Request:
No images are to be carried over; print all other material exactly as it stands.

Data excerpt:
┌────────
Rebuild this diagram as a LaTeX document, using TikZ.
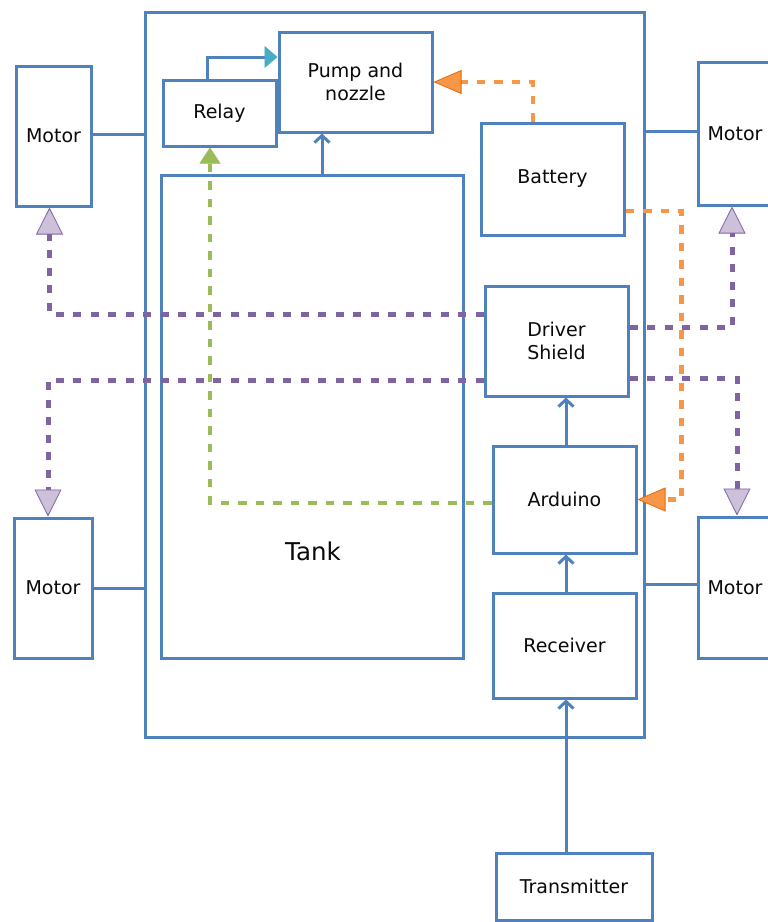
\documentclass[tikz,border=0pt]{standalone}
\usepackage{fontspec}
\setmainfont{DejaVu Sans}
\usetikzlibrary{arrows.meta,calc,shadows}
\definecolor{bblue}{HTML}{4F81BD}
\definecolor{tealc}{HTML}{4BACC6}
\definecolor{orangec}{HTML}{F79646}
\definecolor{orangedk}{HTML}{E46C0A}
\definecolor{greenc}{HTML}{9BBB59}
\definecolor{purplec}{HTML}{8064A2}
\definecolor{lavender}{HTML}{CCC0DA}
\definecolor{txt}{HTML}{0A0A0A}
\begin{document}
\begin{tikzpicture}[x=1pt,y=-1pt,
  framebox/.style={draw=bblue, line width=3pt, inner sep=0pt},
  box/.style={draw=bblue, line width=3pt, fill=white, inner sep=0pt, text=txt,
    font=\fontsize{19}{23.5}\selectfont, align=center,
    drop shadow={shadow xshift=1.5pt, shadow yshift=-1.5pt, fill=black, opacity=0.15}},
  conn/.style={draw=bblue, line width=3pt},
  openarrow/.style={conn, -{Straight Barb[length=7pt,width=15pt,line width=3pt]}},
  tealarrow/.style={conn, -{Triangle[length=13pt,width=22pt,fill=tealc,color=tealc,line width=0.5pt]}},
  orangedash/.style={draw=orangec, line width=4.5pt, dash pattern=on 8.5pt off 9pt,
    -{Triangle[length=28pt,width=24pt,fill=orangec,color=orangedk,line width=0.8pt]}},
  greendash/.style={draw=greenc, line width=4.5pt, dash pattern=on 8.5pt off 9pt,
    -{Triangle[length=16pt,width=21pt,fill=greenc,color=greenc,line width=0.5pt]}},
  purpledash/.style={draw=purplec, line width=5pt, dash pattern=on 8pt off 9.5pt,
    -{Triangle[length=27pt,width=27pt,fill=lavender,color=purplec,line width=0.8pt]}}
]
\useasboundingbox (0,0) rectangle (768,922);

% frame and large boxes
\node[framebox, minimum width=499pt, minimum height=725pt] (frame) at (394.5,374.5) {};
\node[box, minimum width=302pt, minimum height=483pt] (tank) at (312,416.5) {};
\node[text=txt, font=\fontsize{24.5}{29}\selectfont] (tanklbl) at (313,551) {Tank};

% motors
\node[box, minimum width=75pt, minimum height=140pt] (motorTL) at (53.5,136) {Motor};
\node[box, minimum width=78pt, minimum height=140pt] (motorBL) at (53,588) {Motor};
\node[box, minimum width=74pt, minimum height=143pt] (motorTR) at (735,133.5) {Motor};
\node[box, minimum width=74pt, minimum height=141pt] (motorBR) at (735,587.5) {Motor};

% inner boxes
\node[box, minimum width=153pt, minimum height=100pt] (pump) at (355.5,82) {Pump and\\nozzle};
\node[box, minimum width=113pt, minimum height=66pt] (relay) at (219.5,113) {Relay};
\node[box, minimum width=143pt, minimum height=112pt] (battery) at (552.5,179) {Battery};
\node[box, minimum width=143pt, minimum height=110pt] (shield) at (556.5,341) {Driver\\Shield};
\node[box, minimum width=143pt, minimum height=107pt] (arduino) at (564.5,499.5) {Arduino};
\node[box, minimum width=143pt, minimum height=105pt] (receiver) at (564.5,645.5) {Receiver};
\node[box, minimum width=156pt, minimum height=67pt] (transmitter) at (574,886.5) {Transmitter};

% motor to frame
\draw[conn] ($(motorTL.east)+(0,-2)$) coordinate (a1) -- (a1 -| frame.west);
\draw[conn] (motorBL.east) -- (motorBL.east -| frame.west);
\draw[conn] ($(motorTR.west)+(0,-2.5)$) coordinate (a2) -- (a2 -| frame.east);
\draw[conn] ($(motorBR.west)+(0,-3.5)$) coordinate (a3) -- (a3 -| frame.east);

% solid arrows
\draw[tealarrow] ($(relay.north)+(-12.5,0)$) |- ($(pump.west)+(0,-25)$);
\draw[openarrow] ($(tank.north)+(10,0)$) -- ($(pump.south)+(-33.5,0)$);
\draw[openarrow] ($(arduino.north)+(1.5,0)$) -- ($(shield.south)+(9.5,0)$);
\draw[openarrow] ($(receiver.north)+(1.5,0)$) -- ($(arduino.south)+(1.5,0)$);
\draw[openarrow] ($(transmitter.north)+(-8,0)$) -- ($(receiver.south)+(1.5,0)$);

% dashed connectors
\draw[purpledash] ($(shield.west)+(0,-27)$) -| ($(motorTL.south)+(-4,0)$);
\draw[purpledash] ($(shield.east)+(0,-14)$) -| ($(motorTR.south)+(-3,0)$);
\draw[purpledash] ($(shield.west)+(0,39)$) -| ($(motorBL.north)+(-5,0)$);
\draw[purpledash] ($(shield.east)+(0,37)$) -| ($(motorBR.north)+(2,0)$);
\draw[orangedash] ($(battery.north)+(-19.5,0)$) |- (pump.east);
\draw[orangedash] ($(battery.east)+(0,32)$) -| ($(arduino.east)+(44,0)$) -- (arduino.east);
\draw[greendash] ($(arduino.west)+(0,3.5)$) -| ($(relay.south)+(-9.5,0)$);
\end{tikzpicture}
\end{document}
└────────
Written answer:
Rebuild this diagram as a LaTeX document, using TikZ.
\documentclass[tikz,border=0pt]{standalone}
\usepackage{fontspec}
\setmainfont{DejaVu Sans}
\usetikzlibrary{arrows.meta,calc,shadows}
\definecolor{bblue}{HTML}{4F81BD}
\definecolor{tealc}{HTML}{4BACC6}
\definecolor{orangec}{HTML}{F79646}
\definecolor{orangedk}{HTML}{E46C0A}
\definecolor{greenc}{HTML}{9BBB59}
\definecolor{purplec}{HTML}{8064A2}
\definecolor{lavender}{HTML}{CCC0DA}
\definecolor{txt}{HTML}{0A0A0A}
\begin{document}
\begin{tikzpicture}[x=1pt,y=-1pt,
  framebox/.style={draw=bblue, line width=3pt, inner sep=0pt},
  box/.style={draw=bblue, line width=3pt, fill=white, inner sep=0pt, text=txt,
    font=\fontsize{19}{23.5}\selectfont, align=center,
    drop shadow={shadow xshift=1.5pt, shadow yshift=-1.5pt, fill=black, opacity=0.15}},
  conn/.style={draw=bblue, line width=3pt},
  openarrow/.style={conn, -{Straight Barb[length=7pt,width=15pt,line width=3pt]}},
  tealarrow/.style={conn, -{Triangle[length=13pt,width=22pt,fill=tealc,color=tealc,line width=0.5pt]}},
  orangedash/.style={draw=orangec, line width=4.5pt, dash pattern=on 8.5pt off 9pt,
    -{Triangle[length=28pt,width=24pt,fill=orangec,color=orangedk,line width=0.8pt]}},
  greendash/.style={draw=greenc, line width=4.5pt, dash pattern=on 8.5pt off 9pt,
    -{Triangle[length=16pt,width=21pt,fill=greenc,color=greenc,line width=0.5pt]}},
  purpledash/.style={draw=purplec, line width=5pt, dash pattern=on 8pt off 9.5pt,
    -{Triangle[length=27pt,width=27pt,fill=lavender,color=purplec,line width=0.8pt]}}
]
\useasboundingbox (0,0) rectangle (768,922);

% frame and large boxes
\node[framebox, minimum width=499pt, minimum height=725pt] (frame) at (394.5,374.5) {};
\node[box, minimum width=302pt, minimum height=483pt] (tank) at (312,416.5) {};
\node[text=txt, font=\fontsize{24.5}{29}\selectfont] (tanklbl) at (313,551) {Tank};

% motors
\node[box, minimum width=75pt, minimum height=140pt] (motorTL) at (53.5,136) {Motor};
\node[box, minimum width=78pt, minimum height=140pt] (motorBL) at (53,588) {Motor};
\node[box, minimum width=74pt, minimum height=143pt] (motorTR) at (735,133.5) {Motor};
\node[box, minimum width=74pt, minimum height=141pt] (motorBR) at (735,587.5) {Motor};

% inner boxes
\node[box, minimum width=153pt, minimum height=100pt] (pump) at (355.5,82) {Pump and\\nozzle};
\node[box, minimum width=113pt, minimum height=66pt] (relay) at (219.5,113) {Relay};
\node[box, minimum width=143pt, minimum height=112pt] (battery) at (552.5,179) {Battery};
\node[box, minimum width=143pt, minimum height=110pt] (shield) at (556.5,341) {Driver\\Shield};
\node[box, minimum width=143pt, minimum height=107pt] (arduino) at (564.5,499.5) {Arduino};
\node[box, minimum width=143pt, minimum height=105pt] (receiver) at (564.5,645.5) {Receiver};
\node[box, minimum width=156pt, minimum height=67pt] (transmitter) at (574,886.5) {Transmitter};

% motor to frame
\draw[conn] ($(motorTL.east)+(0,-2)$) coordinate (a1) -- (a1 -| frame.west);
\draw[conn] (motorBL.east) -- (motorBL.east -| frame.west);
\draw[conn] ($(motorTR.west)+(0,-2.5)$) coordinate (a2) -- (a2 -| frame.east);
\draw[conn] ($(motorBR.west)+(0,-3.5)$) coordinate (a3) -- (a3 -| frame.east);

% solid arrows
\draw[tealarrow] ($(relay.north)+(-12.5,0)$) |- ($(pump.west)+(0,-25)$);
\draw[openarrow] ($(tank.north)+(10,0)$) -- ($(pump.south)+(-33.5,0)$);
\draw[openarrow] ($(arduino.north)+(1.5,0)$) -- ($(shield.south)+(9.5,0)$);
\draw[openarrow] ($(receiver.north)+(1.5,0)$) -- ($(arduino.south)+(1.5,0)$);
\draw[openarrow] ($(transmitter.north)+(-8,0)$) -- ($(receiver.south)+(1.5,0)$);

% dashed connectors
\draw[purpledash] ($(shield.west)+(0,-27)$) -| ($(motorTL.south)+(-4,0)$);
\draw[purpledash] ($(shield.east)+(0,-14)$) -| ($(motorTR.south)+(-3,0)$);
\draw[purpledash] ($(shield.west)+(0,39)$) -| ($(motorBL.north)+(-5,0)$);
\draw[purpledash] ($(shield.east)+(0,37)$) -| ($(motorBR.north)+(2,0)$);
\draw[orangedash] ($(battery.north)+(-19.5,0)$) |- (pump.east);
\draw[orangedash] ($(battery.east)+(0,32)$) -| ($(arduino.east)+(44,0)$) -- (arduino.east);
\draw[greendash] ($(arduino.west)+(0,3.5)$) -| ($(relay.south)+(-9.5,0)$);
\end{tikzpicture}
\end{document}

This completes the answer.